◆ What is being asked:
Word for word, give the material below again, minus any images.

* start Material *

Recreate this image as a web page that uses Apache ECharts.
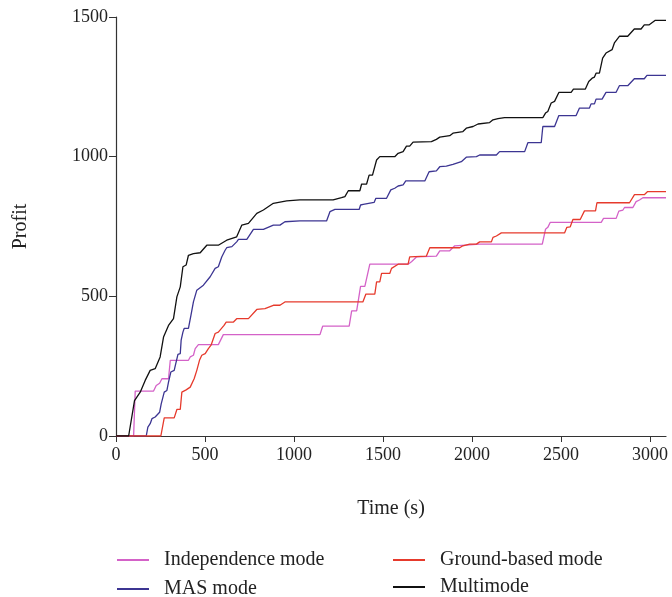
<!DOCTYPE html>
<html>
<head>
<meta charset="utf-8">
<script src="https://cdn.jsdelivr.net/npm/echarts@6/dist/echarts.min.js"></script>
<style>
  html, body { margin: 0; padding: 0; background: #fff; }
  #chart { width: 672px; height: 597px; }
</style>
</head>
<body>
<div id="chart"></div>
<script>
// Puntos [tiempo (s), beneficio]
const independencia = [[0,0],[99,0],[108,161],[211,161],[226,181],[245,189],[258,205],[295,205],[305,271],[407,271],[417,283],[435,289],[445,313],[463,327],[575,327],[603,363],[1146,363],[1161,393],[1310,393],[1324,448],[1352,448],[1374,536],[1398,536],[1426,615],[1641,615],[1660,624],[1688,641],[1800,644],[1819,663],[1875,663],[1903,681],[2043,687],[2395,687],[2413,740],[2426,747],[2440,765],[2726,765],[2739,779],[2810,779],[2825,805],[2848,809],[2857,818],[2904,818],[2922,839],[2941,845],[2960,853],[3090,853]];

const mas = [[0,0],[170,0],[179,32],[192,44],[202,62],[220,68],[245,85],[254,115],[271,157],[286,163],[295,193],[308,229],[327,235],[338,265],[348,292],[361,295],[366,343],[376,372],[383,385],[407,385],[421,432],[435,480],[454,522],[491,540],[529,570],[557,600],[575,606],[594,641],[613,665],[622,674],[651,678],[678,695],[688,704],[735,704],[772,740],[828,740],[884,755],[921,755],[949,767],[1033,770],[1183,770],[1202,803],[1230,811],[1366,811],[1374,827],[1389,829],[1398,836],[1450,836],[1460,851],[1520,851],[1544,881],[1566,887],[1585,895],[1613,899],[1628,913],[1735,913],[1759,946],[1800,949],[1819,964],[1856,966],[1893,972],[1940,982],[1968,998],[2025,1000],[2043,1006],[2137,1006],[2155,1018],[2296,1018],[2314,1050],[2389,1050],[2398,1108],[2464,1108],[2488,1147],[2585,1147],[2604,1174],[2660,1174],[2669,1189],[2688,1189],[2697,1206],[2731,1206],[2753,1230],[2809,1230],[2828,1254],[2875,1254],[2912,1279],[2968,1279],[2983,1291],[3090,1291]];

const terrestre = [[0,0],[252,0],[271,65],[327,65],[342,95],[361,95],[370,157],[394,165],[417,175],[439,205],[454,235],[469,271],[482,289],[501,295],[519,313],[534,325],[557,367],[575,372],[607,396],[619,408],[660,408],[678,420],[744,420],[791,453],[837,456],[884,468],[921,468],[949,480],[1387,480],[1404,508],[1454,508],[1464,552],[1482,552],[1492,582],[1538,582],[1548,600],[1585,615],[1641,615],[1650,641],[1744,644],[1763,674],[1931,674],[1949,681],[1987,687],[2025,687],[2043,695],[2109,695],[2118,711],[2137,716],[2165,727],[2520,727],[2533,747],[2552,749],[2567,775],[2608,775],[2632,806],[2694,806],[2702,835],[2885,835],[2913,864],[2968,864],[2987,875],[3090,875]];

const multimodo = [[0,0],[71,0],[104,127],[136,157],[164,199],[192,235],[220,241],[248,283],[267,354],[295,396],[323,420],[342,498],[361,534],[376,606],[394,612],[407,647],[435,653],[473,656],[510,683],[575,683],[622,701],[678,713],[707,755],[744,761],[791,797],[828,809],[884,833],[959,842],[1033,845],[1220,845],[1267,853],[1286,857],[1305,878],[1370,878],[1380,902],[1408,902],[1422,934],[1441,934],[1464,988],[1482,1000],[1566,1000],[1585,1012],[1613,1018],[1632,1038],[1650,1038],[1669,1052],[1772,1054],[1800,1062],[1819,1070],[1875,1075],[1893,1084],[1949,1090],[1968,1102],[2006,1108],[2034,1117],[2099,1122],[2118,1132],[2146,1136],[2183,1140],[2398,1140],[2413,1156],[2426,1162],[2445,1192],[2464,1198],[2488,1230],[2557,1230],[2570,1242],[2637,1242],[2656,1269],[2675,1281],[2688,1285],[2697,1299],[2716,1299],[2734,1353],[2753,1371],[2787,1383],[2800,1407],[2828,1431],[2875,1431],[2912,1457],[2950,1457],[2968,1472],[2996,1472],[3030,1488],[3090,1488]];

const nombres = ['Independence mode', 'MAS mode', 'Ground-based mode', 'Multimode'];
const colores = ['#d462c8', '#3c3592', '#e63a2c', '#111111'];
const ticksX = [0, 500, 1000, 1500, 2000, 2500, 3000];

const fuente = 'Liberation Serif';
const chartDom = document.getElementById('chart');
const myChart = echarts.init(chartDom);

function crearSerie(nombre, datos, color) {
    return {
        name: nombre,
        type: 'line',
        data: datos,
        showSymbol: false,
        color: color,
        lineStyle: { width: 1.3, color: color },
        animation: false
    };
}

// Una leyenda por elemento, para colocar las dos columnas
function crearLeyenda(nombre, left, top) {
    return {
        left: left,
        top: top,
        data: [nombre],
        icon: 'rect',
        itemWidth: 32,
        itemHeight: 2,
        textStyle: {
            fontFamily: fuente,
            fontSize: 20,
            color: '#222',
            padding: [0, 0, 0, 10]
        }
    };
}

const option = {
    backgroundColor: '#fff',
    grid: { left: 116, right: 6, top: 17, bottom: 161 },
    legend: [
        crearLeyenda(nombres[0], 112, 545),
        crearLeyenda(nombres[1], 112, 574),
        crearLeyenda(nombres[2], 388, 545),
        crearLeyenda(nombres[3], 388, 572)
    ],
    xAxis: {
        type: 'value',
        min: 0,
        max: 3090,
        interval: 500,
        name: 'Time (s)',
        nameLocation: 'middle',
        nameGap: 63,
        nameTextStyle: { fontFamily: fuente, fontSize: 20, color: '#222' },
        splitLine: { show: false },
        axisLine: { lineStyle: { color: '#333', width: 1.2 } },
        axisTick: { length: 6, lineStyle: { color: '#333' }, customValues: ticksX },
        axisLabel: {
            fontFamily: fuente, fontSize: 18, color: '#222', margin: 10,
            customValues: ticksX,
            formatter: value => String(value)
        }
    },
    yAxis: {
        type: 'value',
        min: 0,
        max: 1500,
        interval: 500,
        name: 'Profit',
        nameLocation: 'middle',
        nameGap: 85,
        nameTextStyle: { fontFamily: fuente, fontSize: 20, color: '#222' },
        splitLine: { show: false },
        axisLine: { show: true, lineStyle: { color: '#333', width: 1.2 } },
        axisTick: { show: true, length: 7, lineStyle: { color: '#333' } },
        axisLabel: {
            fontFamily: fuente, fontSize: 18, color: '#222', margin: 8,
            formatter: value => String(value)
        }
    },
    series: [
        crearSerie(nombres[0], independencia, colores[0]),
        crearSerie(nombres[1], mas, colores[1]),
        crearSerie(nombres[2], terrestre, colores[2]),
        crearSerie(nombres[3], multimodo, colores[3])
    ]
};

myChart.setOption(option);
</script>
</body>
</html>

* end Material *

◆ Solution to the problem:
Recreate this image as a web page that uses Apache ECharts.
<!DOCTYPE html>
<html>
<head>
<meta charset="utf-8">
<script src="https://cdn.jsdelivr.net/npm/echarts@6/dist/echarts.min.js"></script>
<style>
  html, body { margin: 0; padding: 0; background: #fff; }
  #chart { width: 672px; height: 597px; }
</style>
</head>
<body>
<div id="chart"></div>
<script>
// Puntos [tiempo (s), beneficio]
const independencia = [[0,0],[99,0],[108,161],[211,161],[226,181],[245,189],[258,205],[295,205],[305,271],[407,271],[417,283],[435,289],[445,313],[463,327],[575,327],[603,363],[1146,363],[1161,393],[1310,393],[1324,448],[1352,448],[1374,536],[1398,536],[1426,615],[1641,615],[1660,624],[1688,641],[1800,644],[1819,663],[1875,663],[1903,681],[2043,687],[2395,687],[2413,740],[2426,747],[2440,765],[2726,765],[2739,779],[2810,779],[2825,805],[2848,809],[2857,818],[2904,818],[2922,839],[2941,845],[2960,853],[3090,853]];

const mas = [[0,0],[170,0],[179,32],[192,44],[202,62],[220,68],[245,85],[254,115],[271,157],[286,163],[295,193],[308,229],[327,235],[338,265],[348,292],[361,295],[366,343],[376,372],[383,385],[407,385],[421,432],[435,480],[454,522],[491,540],[529,570],[557,600],[575,606],[594,641],[613,665],[622,674],[651,678],[678,695],[688,704],[735,704],[772,740],[828,740],[884,755],[921,755],[949,767],[1033,770],[1183,770],[1202,803],[1230,811],[1366,811],[1374,827],[1389,829],[1398,836],[1450,836],[1460,851],[1520,851],[1544,881],[1566,887],[1585,895],[1613,899],[1628,913],[1735,913],[1759,946],[1800,949],[1819,964],[1856,966],[1893,972],[1940,982],[1968,998],[2025,1000],[2043,1006],[2137,1006],[2155,1018],[2296,1018],[2314,1050],[2389,1050],[2398,1108],[2464,1108],[2488,1147],[2585,1147],[2604,1174],[2660,1174],[2669,1189],[2688,1189],[2697,1206],[2731,1206],[2753,1230],[2809,1230],[2828,1254],[2875,1254],[2912,1279],[2968,1279],[2983,1291],[3090,1291]];

const terrestre = [[0,0],[252,0],[271,65],[327,65],[342,95],[361,95],[370,157],[394,165],[417,175],[439,205],[454,235],[469,271],[482,289],[501,295],[519,313],[534,325],[557,367],[575,372],[607,396],[619,408],[660,408],[678,420],[744,420],[791,453],[837,456],[884,468],[921,468],[949,480],[1387,480],[1404,508],[1454,508],[1464,552],[1482,552],[1492,582],[1538,582],[1548,600],[1585,615],[1641,615],[1650,641],[1744,644],[1763,674],[1931,674],[1949,681],[1987,687],[2025,687],[2043,695],[2109,695],[2118,711],[2137,716],[2165,727],[2520,727],[2533,747],[2552,749],[2567,775],[2608,775],[2632,806],[2694,806],[2702,835],[2885,835],[2913,864],[2968,864],[2987,875],[3090,875]];

const multimodo = [[0,0],[71,0],[104,127],[136,157],[164,199],[192,235],[220,241],[248,283],[267,354],[295,396],[323,420],[342,498],[361,534],[376,606],[394,612],[407,647],[435,653],[473,656],[510,683],[575,683],[622,701],[678,713],[707,755],[744,761],[791,797],[828,809],[884,833],[959,842],[1033,845],[1220,845],[1267,853],[1286,857],[1305,878],[1370,878],[1380,902],[1408,902],[1422,934],[1441,934],[1464,988],[1482,1000],[1566,1000],[1585,1012],[1613,1018],[1632,1038],[1650,1038],[1669,1052],[1772,1054],[1800,1062],[1819,1070],[1875,1075],[1893,1084],[1949,1090],[1968,1102],[2006,1108],[2034,1117],[2099,1122],[2118,1132],[2146,1136],[2183,1140],[2398,1140],[2413,1156],[2426,1162],[2445,1192],[2464,1198],[2488,1230],[2557,1230],[2570,1242],[2637,1242],[2656,1269],[2675,1281],[2688,1285],[2697,1299],[2716,1299],[2734,1353],[2753,1371],[2787,1383],[2800,1407],[2828,1431],[2875,1431],[2912,1457],[2950,1457],[2968,1472],[2996,1472],[3030,1488],[3090,1488]];

const nombres = ['Independence mode', 'MAS mode', 'Ground-based mode', 'Multimode'];
const colores = ['#d462c8', '#3c3592', '#e63a2c', '#111111'];
const ticksX = [0, 500, 1000, 1500, 2000, 2500, 3000];

const fuente = 'Liberation Serif';
const chartDom = document.getElementById('chart');
const myChart = echarts.init(chartDom);

function crearSerie(nombre, datos, color) {
    return {
        name: nombre,
        type: 'line',
        data: datos,
        showSymbol: false,
        color: color,
        lineStyle: { width: 1.3, color: color },
        animation: false
    };
}

// Una leyenda por elemento, para colocar las dos columnas
function crearLeyenda(nombre, left, top) {
    return {
        left: left,
        top: top,
        data: [nombre],
        icon: 'rect',
        itemWidth: 32,
        itemHeight: 2,
        textStyle: {
            fontFamily: fuente,
            fontSize: 20,
            color: '#222',
            padding: [0, 0, 0, 10]
        }
    };
}

const option = {
    backgroundColor: '#fff',
    grid: { left: 116, right: 6, top: 17, bottom: 161 },
    legend: [
        crearLeyenda(nombres[0], 112, 545),
        crearLeyenda(nombres[1], 112, 574),
        crearLeyenda(nombres[2], 388, 545),
        crearLeyenda(nombres[3], 388, 572)
    ],
    xAxis: {
        type: 'value',
        min: 0,
        max: 3090,
        interval: 500,
        name: 'Time (s)',
        nameLocation: 'middle',
        nameGap: 63,
        nameTextStyle: { fontFamily: fuente, fontSize: 20, color: '#222' },
        splitLine: { show: false },
        axisLine: { lineStyle: { color: '#333', width: 1.2 } },
        axisTick: { length: 6, lineStyle: { color: '#333' }, customValues: ticksX },
        axisLabel: {
            fontFamily: fuente, fontSize: 18, color: '#222', margin: 10,
            customValues: ticksX,
            formatter: value => String(value)
        }
    },
    yAxis: {
        type: 'value',
        min: 0,
        max: 1500,
        interval: 500,
        name: 'Profit',
        nameLocation: 'middle',
        nameGap: 85,
        nameTextStyle: { fontFamily: fuente, fontSize: 20, color: '#222' },
        splitLine: { show: false },
        axisLine: { show: true, lineStyle: { color: '#333', width: 1.2 } },
        axisTick: { show: true, length: 7, lineStyle: { color: '#333' } },
        axisLabel: {
            fontFamily: fuente, fontSize: 18, color: '#222', margin: 8,
            formatter: value => String(value)
        }
    },
    series: [
        crearSerie(nombres[0], independencia, colores[0]),
        crearSerie(nombres[1], mas, colores[1]),
        crearSerie(nombres[2], terrestre, colores[2]),
        crearSerie(nombres[3], multimodo, colores[3])
    ]
};

myChart.setOption(option);
</script>
</body>
</html>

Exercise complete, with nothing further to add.